To avoid the initial hit of higher mortgage payments, most subprime borrowers take out adjustable-rate mortgages that give them a very low initial interest rate of around 4%. But with annual adjustments of 2% or more per year, these loans typically end up charging around 10%. So a $500,000 loan at a 4% interest rate for 30 years equates to a payment of about $2,400 a month. But the same loan at 10% for 27 years (after the adjustable period ends) equates to a payment of $4,470. A 6-percentage-point increase in the rate caused an almost 100% increase in the payment. Ouch!*

The term “subprime” refers to the credit characteristics of individual borrowers. Subprime borrowers typically have weakened credit histories that include payment delinquencies, and possibly more severe problems such as charge-offs, judgments, and bankruptcies. They may also display reduced repayment capacity as measured by credit scores, debt-to-income ratios, or other criteria that may encompass borrowers with incomplete credit histories. Subprime loans are loans to borrowers displaying one or more of these characteristics at the time of origination or purchase. Such loans have a higher risk of default than loans to prime borrowers…

http://www.fdic.gov/news/news/press/2001/pr0901a.html

I highly recommed The Big Short by Michale Lewis for anyone really interested in learning about the details of the 2008 crash, subprime loans, CDos, etc. Great book.

The road to heck is paved with good intentinons. Can you imagine the banking industry starting this because they wanted to make poor financial risks? Banking certainly took advantage of the situation when it became available. So did everyone else.

The idea of low-cost, AFFORDABLE housing was an idea that had been bandied about for decades (centuries?). CRA was not a bad idea. Helping people is not a bad idea. Making stupid fianancal regulations and not addressing the growing problems associated with those stupid regulations was a terrible idea. Requiring that fannie/freddie contribute to the problem by allowing them to buy up unvetted, faulty mortgages should be considered a criminal act.

It’s difficult to pinpoint who came up with the ideas but I know which organization allowed the sub-prime ARM’s to become such a large part of the mortgage writing industry and that’s CONGRESS.

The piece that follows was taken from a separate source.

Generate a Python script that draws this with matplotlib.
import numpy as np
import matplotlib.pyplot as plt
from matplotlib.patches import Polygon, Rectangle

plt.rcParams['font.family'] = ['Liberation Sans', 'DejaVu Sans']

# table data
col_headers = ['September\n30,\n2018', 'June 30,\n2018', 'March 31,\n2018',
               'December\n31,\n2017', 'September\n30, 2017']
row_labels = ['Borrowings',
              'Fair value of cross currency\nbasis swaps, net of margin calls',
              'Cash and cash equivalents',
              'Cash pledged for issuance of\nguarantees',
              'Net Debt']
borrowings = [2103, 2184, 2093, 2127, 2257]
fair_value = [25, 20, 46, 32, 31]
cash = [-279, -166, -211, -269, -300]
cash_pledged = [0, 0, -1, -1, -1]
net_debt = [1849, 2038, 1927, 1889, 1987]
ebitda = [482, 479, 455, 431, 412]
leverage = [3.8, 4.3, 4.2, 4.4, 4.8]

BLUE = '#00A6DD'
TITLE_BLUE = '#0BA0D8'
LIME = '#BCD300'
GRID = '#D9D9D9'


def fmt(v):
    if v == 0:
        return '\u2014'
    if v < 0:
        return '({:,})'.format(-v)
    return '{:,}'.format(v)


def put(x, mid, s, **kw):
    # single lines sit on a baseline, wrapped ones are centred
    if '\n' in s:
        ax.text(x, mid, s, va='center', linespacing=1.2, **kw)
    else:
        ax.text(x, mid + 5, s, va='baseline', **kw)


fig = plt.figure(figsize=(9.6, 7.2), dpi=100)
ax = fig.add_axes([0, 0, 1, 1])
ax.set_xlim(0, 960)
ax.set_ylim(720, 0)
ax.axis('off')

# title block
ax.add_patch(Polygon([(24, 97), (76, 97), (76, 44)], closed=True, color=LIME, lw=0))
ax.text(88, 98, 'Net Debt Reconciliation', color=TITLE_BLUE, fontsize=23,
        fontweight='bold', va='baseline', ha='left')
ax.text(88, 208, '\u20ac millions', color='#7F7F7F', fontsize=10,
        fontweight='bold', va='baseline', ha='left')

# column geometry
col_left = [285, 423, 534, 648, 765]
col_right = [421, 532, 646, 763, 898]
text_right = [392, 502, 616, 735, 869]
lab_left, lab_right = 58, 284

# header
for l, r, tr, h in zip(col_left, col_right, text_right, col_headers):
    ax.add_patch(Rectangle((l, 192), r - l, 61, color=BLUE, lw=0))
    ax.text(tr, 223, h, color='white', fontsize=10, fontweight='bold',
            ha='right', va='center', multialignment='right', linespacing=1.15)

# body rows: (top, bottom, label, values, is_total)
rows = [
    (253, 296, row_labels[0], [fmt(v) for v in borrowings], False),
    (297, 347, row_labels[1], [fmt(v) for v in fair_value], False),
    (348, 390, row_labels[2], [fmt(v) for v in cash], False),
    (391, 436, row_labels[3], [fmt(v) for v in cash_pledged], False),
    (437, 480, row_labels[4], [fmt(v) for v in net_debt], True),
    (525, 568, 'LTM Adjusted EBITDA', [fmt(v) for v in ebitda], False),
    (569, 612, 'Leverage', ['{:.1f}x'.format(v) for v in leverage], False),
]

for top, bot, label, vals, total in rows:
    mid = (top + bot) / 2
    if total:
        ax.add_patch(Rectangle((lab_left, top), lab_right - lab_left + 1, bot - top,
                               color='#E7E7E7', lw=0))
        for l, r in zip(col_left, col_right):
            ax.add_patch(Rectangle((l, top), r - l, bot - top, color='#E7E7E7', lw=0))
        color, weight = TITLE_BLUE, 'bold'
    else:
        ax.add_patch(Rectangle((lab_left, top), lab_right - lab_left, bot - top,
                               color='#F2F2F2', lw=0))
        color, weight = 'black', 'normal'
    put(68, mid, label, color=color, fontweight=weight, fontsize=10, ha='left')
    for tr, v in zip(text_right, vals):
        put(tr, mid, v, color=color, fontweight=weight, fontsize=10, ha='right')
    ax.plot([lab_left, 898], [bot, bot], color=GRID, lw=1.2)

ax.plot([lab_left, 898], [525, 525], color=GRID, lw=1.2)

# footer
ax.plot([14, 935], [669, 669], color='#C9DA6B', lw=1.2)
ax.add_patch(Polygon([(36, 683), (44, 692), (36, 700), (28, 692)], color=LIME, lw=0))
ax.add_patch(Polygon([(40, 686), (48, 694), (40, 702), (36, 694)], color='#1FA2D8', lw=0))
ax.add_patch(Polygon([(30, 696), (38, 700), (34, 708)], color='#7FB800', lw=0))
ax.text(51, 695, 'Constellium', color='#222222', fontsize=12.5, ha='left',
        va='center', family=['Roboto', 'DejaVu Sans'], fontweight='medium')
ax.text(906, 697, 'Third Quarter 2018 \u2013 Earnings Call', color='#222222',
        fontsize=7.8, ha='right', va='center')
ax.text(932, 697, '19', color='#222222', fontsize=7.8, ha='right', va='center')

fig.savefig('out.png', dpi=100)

The purpose of CRA was to fix a perceived problem - that banks were not writing loans in neighborhoods with a high minority population, even when other factors were the same as white neighborhoods. Again I want to see specific language that forced banks to silently write bad loans. It was kins of an affirmative action for banks, and reasonable people are aware that affirmative action does not require companies to hire illiterates for management jobs.

Were all involved morons? The bank execs who made immense amounts of money from the bubble and got off easy don’t seem to qualify. (I’m sure even the ones whose companies went under are suffering on their yachts.) Purchasers of houses with bad loans might be qualified, but during the bubble those who tried to safe found themselves getting further and further behind, and they were told that the ever-rising value of their new home made this a no-lose situation. In any case, the purpose of credit checks is to keep the banks from loaning money to morons who can never repay it. The banks had all the power, and thus most of the blame.
In fact there were case reported where mortgage salesmen convinced little old ladies whose houses were paid off to take out new loans - and these little old ladies lost their houses. No CRA credit for that!